The Jesus Seminar is not a group that does scholarship together, it's a group for publicizing and popularizing scholarship that fits with a particular agenda. Of course, there's plenty of books like that on the other side of the aisle, cherry picking scholarship that "proves" that the Gospels are authentic.

The weird thing about the Jesus Seminar is that they end up arguing that the Jesus of the Gospels bears little resemblance to the original Jesus. If that's so, if Jesus was so ineffective that his teaching had little impact on the movement that followed him, then why bother studying him? If Jesus was just a misunderstood 20th century academic, then it's the Gospel writers and early Christians who are interesting, in that they came up with this movement that has had such a huge impact on the world.
posted by straight at 11:18 PM on January 31, 2003


If Jesus was just a misunderstood 20th century academic.

You keep repeating this opinion as if it were a fact.

I checked out the Amazon page for this and found a similar argument in a list for False Biblical Book No Christian Should Use by a self-identified Bible scholar.

And yet I find some of the same books listed by a theology major with a positive endorsment.

Intelligent and devout people can believe quite differently about the same things, it seems.
posted by y2karl at 12:02 AM on February 1, 2003


I checked out the Amazon page for this and found a similar argument in a list for False Biblical Book No Christian Should Use by a self-identified Bible scholar.

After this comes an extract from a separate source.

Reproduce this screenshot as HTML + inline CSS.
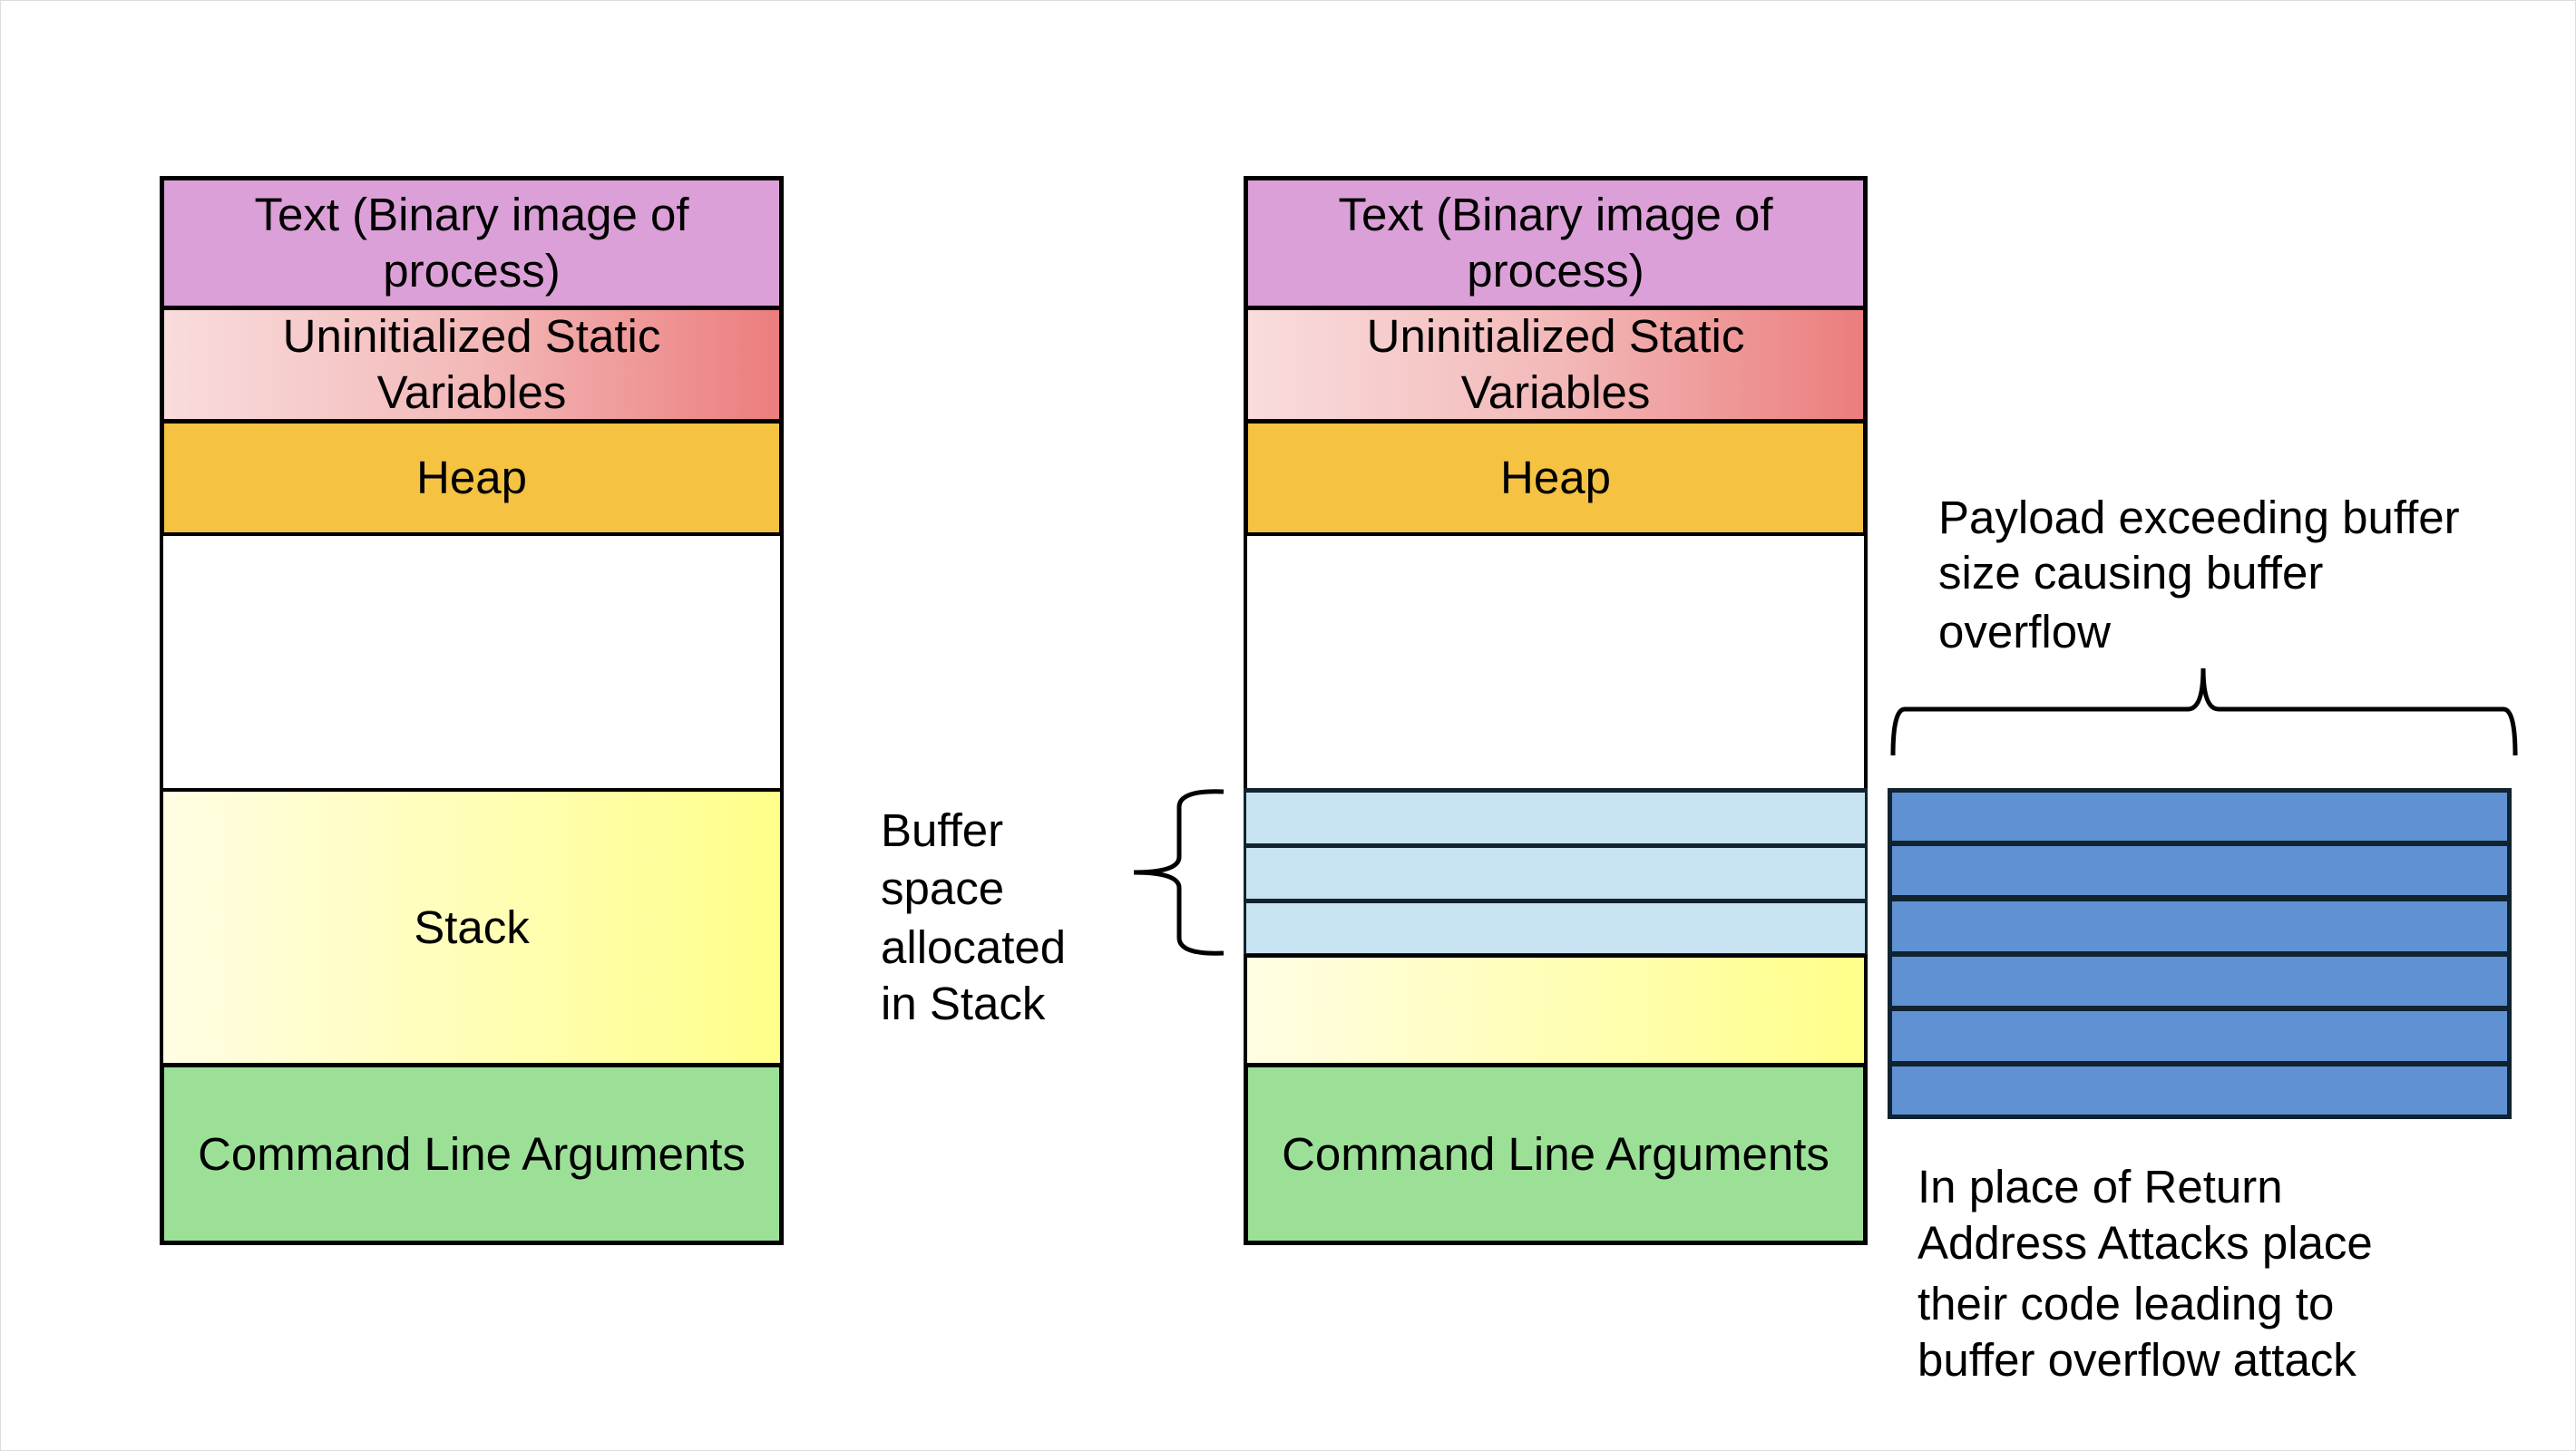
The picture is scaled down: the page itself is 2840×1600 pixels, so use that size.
<!DOCTYPE html>
<html><head><meta charset="utf-8"><style>
body{margin:0;width:2840px;height:1600px;background:#fff;position:relative;overflow:hidden;font-family:"Liberation Sans",sans-serif;color:#000}
.b{position:absolute;box-sizing:border-box;display:flex;align-items:center;justify-content:center;text-align:center;font-size:51px;line-height:62px;white-space:nowrap}
.t{position:absolute;font-size:51px;line-height:63px;white-space:nowrap}
</style></head><body>
<div style="position:absolute;left:0;top:0;width:2838px;height:1598px;border:1px solid #ddd"></div>

<!-- left column -->
<div class="b" style="left:176px;top:194px;width:688px;height:148px;background:#dca0d8;border:5px solid #000">Text (Binary image of<br>process)</div>
<div class="b" style="left:176px;top:337px;width:688px;height:130px;background:linear-gradient(90deg,#f9dcdc,#f3b9b9 50%,#ec7d7d);border:5px solid #000">Uninitialized Static<br>Variables</div>
<div class="b" style="left:176px;top:462px;width:688px;height:130px;background:#f5c242;border:5px solid #000">Heap</div>
<div class="b" style="left:176px;top:587px;width:688px;height:287px;background:#fff;border:4px solid #000"></div>
<div class="b" style="left:176px;top:869px;width:688px;height:308px;background:linear-gradient(90deg,#fffde3,#ffff8a);border:4px solid #000">Stack</div>
<div class="b" style="left:176px;top:1172px;width:688px;height:201px;background:#9be096;border:5px solid #000">Command Line Arguments</div>

<!-- right column -->
<div class="b" style="left:1371px;top:194px;width:688px;height:148px;background:#dca0d8;border:5px solid #000">Text (Binary image of<br>process)</div>
<div class="b" style="left:1371px;top:337px;width:688px;height:130px;background:linear-gradient(90deg,#f9dcdc,#f3b9b9 50%,#ec7d7d);border:5px solid #000">Uninitialized Static<br>Variables</div>
<div class="b" style="left:1371px;top:462px;width:688px;height:130px;background:#f5c242;border:5px solid #000">Heap</div>
<div class="b" style="left:1371px;top:587px;width:688px;height:286px;background:#fff;border:4px solid #000;border-bottom:none"></div>
<div class="b" style="left:1371px;top:869px;width:688px;height:66px;background:#c8e3f1;border:4px solid #10232f;border-width:5px 3px"></div>
<div class="b" style="left:1371px;top:930px;width:688px;height:66px;background:#c8e3f1;border:4px solid #10232f;border-width:5px 3px"></div>
<div class="b" style="left:1371px;top:991px;width:688px;height:65px;background:#c8e3f1;border:4px solid #10232f;border-width:5px 3px"></div>
<div class="b" style="left:1371px;top:1052px;width:688px;height:125px;background:linear-gradient(90deg,#fffde3,#ffff8a);border:4px solid #000"></div>
<div class="b" style="left:1371px;top:1172px;width:688px;height:201px;background:#9be096;border:5px solid #000">Command Line Arguments</div>

<!-- blue payload -->
<div style="position:absolute;left:2081px;top:869px;width:688px;height:365px;background:#6092d3;box-sizing:border-box;border:5px solid #10232f"></div>
<div style="position:absolute;left:2081px;top:927px;width:688px;height:6px;background:#10232f"></div>
<div style="position:absolute;left:2081px;top:987px;width:688px;height:7px;background:#10232f"></div>
<div style="position:absolute;left:2081px;top:1049px;width:688px;height:6px;background:#10232f"></div>
<div style="position:absolute;left:2081px;top:1109px;width:688px;height:6px;background:#10232f"></div>
<div style="position:absolute;left:2081px;top:1170px;width:688px;height:6px;background:#10232f"></div>

<svg style="position:absolute;left:0;top:0" width="2840" height="1600">
<path d="M1349,873 Q1300,871 1300,890 L1300,945 Q1300,962 1250,962 Q1300,962 1300,979 L1300,1034 Q1300,1053 1349,1051" fill="none" stroke="#000" stroke-width="5"/>
<path d="M2087,833 Q2087,782 2100,782 L2412,782 Q2429,782 2429,737 Q2429,782 2446,782 L2760,782 Q2773,782 2773,833" fill="none" stroke="#000" stroke-width="5"/>
</svg>

<div class="t" style="left:971px;top:884px">Buffer</div>
<div class="t" style="left:971px;top:948px">space</div>
<div class="t" style="left:971px;top:1013px">allocated</div>
<div class="t" style="left:971px;top:1075px">in Stack</div>

<div class="t" style="left:2137px;top:539px">Payload exceeding buffer</div>
<div class="t" style="left:2137px;top:600px">size causing buffer</div>
<div class="t" style="left:2137px;top:665px">overflow</div>

<div class="t" style="left:2114px;top:1277px">In place of Return</div>
<div class="t" style="left:2114px;top:1339px">Address Attacks place</div>
<div class="t" style="left:2114px;top:1406px">their code leading to</div>
<div class="t" style="left:2114px;top:1468px">buffer overflow attack</div>
</body></html>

They repeat the argument because it's true. I can find all sorts of things in Matthew's gospel that challenge the way I think and make me uncomfortable. Try reading the Five Gospels and ask yourself, has Robert Funk left anything in his version of the gospels that doesn't just agree with what he already thinks? Did Thomas Jefferson? The whole exercise of thinking you can find the "real" sayings of Jesus seems to inevitably lead to re-writing Jesus in your own image.

If the gospel writers' portrait of Jesus is substantialy in error, then we probably don't know much of anything about Jesus.

As for your self-described "theology major," (this isn't a Theology argument, it's a History and New Testament Studies argument) putting John Shelby Spong on a list of "historical Jesus studies" is not very impressive. Spong is a bishop, not an academic. He's a popularizer of other people's scholarship mixed with his own ideosyncratic and myopic ideas about religion -- Christianity must change or die? Tell that to the exploding Christian churches in Asia, Africa, and Latin America. Maybe New England Episcopalianism must change or die...
posted by straight at 7:51 AM on February 1, 2003


Like, I said, thanks for your opinions.